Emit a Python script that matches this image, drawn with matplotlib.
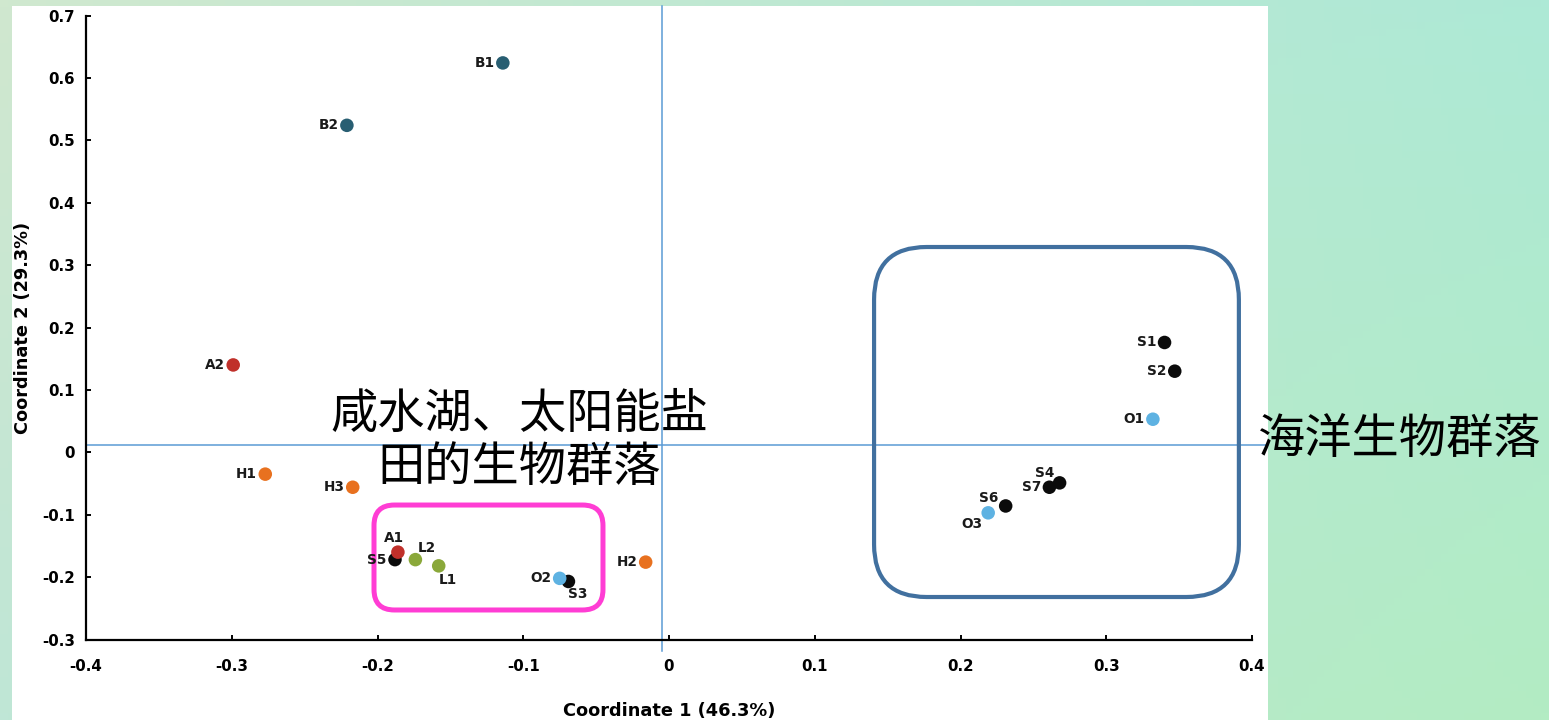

--

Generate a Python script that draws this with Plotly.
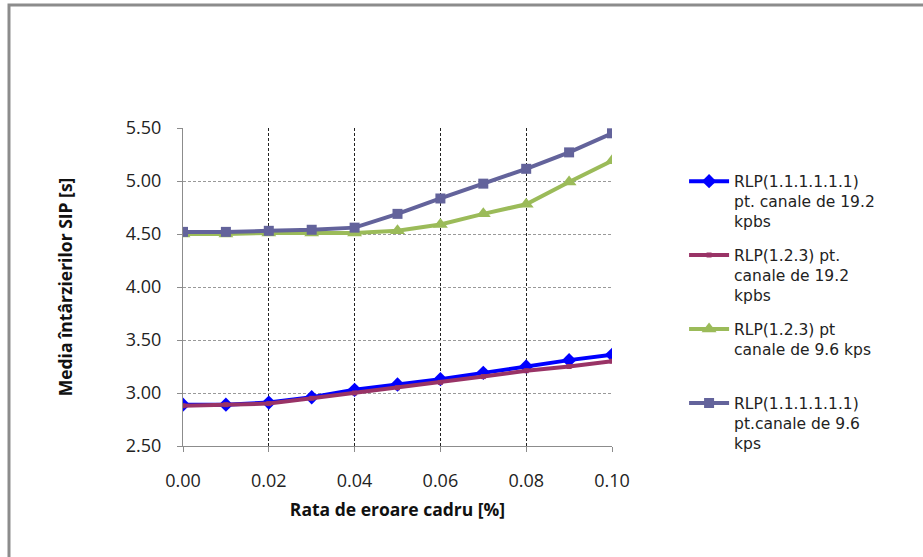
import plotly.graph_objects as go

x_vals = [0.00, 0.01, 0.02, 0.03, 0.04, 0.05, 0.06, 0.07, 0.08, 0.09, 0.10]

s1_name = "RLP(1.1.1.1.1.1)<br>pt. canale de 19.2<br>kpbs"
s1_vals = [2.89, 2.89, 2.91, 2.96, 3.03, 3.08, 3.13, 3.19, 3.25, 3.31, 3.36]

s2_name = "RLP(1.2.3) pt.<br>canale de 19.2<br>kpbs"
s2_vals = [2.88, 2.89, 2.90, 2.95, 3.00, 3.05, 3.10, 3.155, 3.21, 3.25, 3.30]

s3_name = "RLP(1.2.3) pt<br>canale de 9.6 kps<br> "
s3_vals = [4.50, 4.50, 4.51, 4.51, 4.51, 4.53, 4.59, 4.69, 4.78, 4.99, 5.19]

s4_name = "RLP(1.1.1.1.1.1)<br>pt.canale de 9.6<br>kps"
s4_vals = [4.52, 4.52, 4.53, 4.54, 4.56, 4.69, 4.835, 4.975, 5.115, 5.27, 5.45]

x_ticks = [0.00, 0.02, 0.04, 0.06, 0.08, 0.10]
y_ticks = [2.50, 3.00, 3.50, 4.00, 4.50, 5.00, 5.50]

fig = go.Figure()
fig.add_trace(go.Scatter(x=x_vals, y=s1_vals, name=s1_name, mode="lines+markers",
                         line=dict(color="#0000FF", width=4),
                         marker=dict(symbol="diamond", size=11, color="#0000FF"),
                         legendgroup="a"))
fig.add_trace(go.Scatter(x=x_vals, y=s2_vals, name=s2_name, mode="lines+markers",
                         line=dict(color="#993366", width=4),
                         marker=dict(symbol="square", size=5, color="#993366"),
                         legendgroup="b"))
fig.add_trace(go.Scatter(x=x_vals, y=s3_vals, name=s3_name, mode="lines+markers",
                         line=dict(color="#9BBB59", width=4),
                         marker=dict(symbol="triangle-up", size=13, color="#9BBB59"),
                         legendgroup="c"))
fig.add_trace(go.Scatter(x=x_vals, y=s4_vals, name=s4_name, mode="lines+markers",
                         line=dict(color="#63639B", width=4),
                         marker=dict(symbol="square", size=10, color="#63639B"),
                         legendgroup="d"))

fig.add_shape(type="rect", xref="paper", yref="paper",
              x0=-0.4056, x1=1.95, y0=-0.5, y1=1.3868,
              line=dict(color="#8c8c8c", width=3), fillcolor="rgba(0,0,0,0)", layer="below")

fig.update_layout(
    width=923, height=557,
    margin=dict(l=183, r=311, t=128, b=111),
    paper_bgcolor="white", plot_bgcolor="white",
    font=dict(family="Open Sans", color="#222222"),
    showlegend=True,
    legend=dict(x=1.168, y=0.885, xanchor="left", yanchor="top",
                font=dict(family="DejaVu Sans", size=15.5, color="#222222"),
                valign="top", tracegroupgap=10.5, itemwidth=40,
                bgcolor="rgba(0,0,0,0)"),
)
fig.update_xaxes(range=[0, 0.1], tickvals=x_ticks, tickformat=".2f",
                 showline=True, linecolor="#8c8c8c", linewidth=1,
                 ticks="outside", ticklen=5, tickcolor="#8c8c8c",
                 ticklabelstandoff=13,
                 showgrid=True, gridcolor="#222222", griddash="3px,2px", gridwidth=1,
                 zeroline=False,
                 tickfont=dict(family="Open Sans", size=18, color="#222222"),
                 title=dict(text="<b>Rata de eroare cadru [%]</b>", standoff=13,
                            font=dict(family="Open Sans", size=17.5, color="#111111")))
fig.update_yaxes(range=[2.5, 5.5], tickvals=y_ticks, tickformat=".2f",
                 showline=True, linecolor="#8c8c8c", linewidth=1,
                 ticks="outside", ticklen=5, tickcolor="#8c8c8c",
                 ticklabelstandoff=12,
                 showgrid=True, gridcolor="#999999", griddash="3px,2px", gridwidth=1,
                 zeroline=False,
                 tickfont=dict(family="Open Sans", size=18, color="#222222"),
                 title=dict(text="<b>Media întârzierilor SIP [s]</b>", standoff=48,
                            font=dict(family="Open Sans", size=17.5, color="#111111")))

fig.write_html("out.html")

PROBLEM:
Using the material above, gather every line that includes "this".

COMPLETED TASK:
Emit a Python script that matches this image, drawn with matplotlib.
Generate a Python script that draws this with Plotly.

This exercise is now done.